# Decided to redo my Tanks.



## ZergyMonster (Feb 20, 2012)

I have been growing plants in these tanks since late May and early April. They have gotten to the point were I have used them for 5 different tanks and they keep on sprouting(Which is AWESOME!) but they really were not able to look good because of my lack of layout/design. So I decided to replant them in the best way that I can.

BEFORE(Before all the growth)








AFTER!









I still need some better carpeting plants because my dwarf hairgrass is not growing as well as I would like.

I also redid my 10g Sorority and made a new 5g RCS tank. Those will be posted in the near future.


----------



## ChoclateBetta (Jul 22, 2012)

nice i have one of those Betta logs my Betta loves it. How big is that tank. you could build a soriety and put at least 3 females remember no males.


----------



## ZergyMonster (Feb 20, 2012)

This is a 10gallon and I already own a 10g Sorority and it has been running since May. I think once my betta's pass I will be going for more peaceful fish because I would like to have my RCS to be in all my tanks but with betta's they tend to eat them up.


----------



## ChoclateBetta (Jul 22, 2012)

Is that a female betta?


----------



## ZergyMonster (Feb 20, 2012)

That is a male placket. His name is Charger.


----------



## ChoclateBetta (Jul 22, 2012)

Wow I love plakats there beautiful where did you get him.


----------



## ZergyMonster (Feb 20, 2012)

I got him at petsmart late May.


----------



## ZergyMonster (Feb 20, 2012)

Here is my 5 Gallon NPT with Red Cherry Shrimp.

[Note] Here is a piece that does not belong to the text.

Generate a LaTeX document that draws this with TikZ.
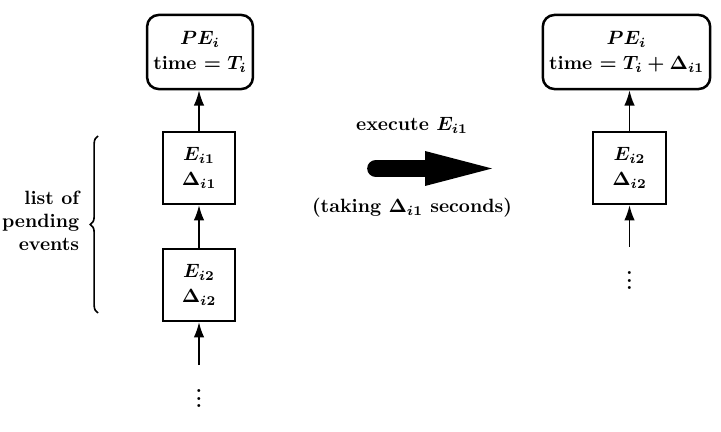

I will probably add in some hardscape items when I can find inert materials.


----------



## ZergyMonster (Feb 20, 2012)

Seems as though my tinkering with Photobucket removed my pictures. Here they are again.
Before:








After:








5 Gallon Shrimp Tank:


----------



## dramaqueen (Jul 7, 2008)

Nice pics, Zergymonster.


----------



## teeneythebetta (Apr 29, 2012)

I forget the name of the T rex! was it.. steve? lol

Your java ferns look very healthy  DO you have any issues with the betta log's paint chipping off? mine has been doing that and the entire bottom is grey and paintless.


----------



## ZergyMonster (Feb 20, 2012)

The Dino is Steve-rex, my log is losing its color in the middle of the log but the outside of the log is still going strong. Either way Charger still likes zooming in and out of it.


----------



## ZergyMonster (Feb 20, 2012)

Here is a small update. I decided that my fish needed a change in scenery; my Sorority tank has been having algae problems since the start and I have now changed it into my tetra and RCS tank. You can't see the neons because they were a little stressed from the move but are very active now.








I have also switched my sorority into my previously betta community tank. That tank has had snail issues and my girls love to eat up snails.








My boy Charger unfortunately got a down grade on his tank size but now lives alone (unless you consider MTS tank mates.) (you can see him on the left) He is not a happy camper right now but he has been making a bubble nest so he must feel like this new place is his own.








Here he was swimming in his old tank.








I also was just in the mood to take pictures so here is a random assortment.
















Steve-Rex
















My cat being nosy


----------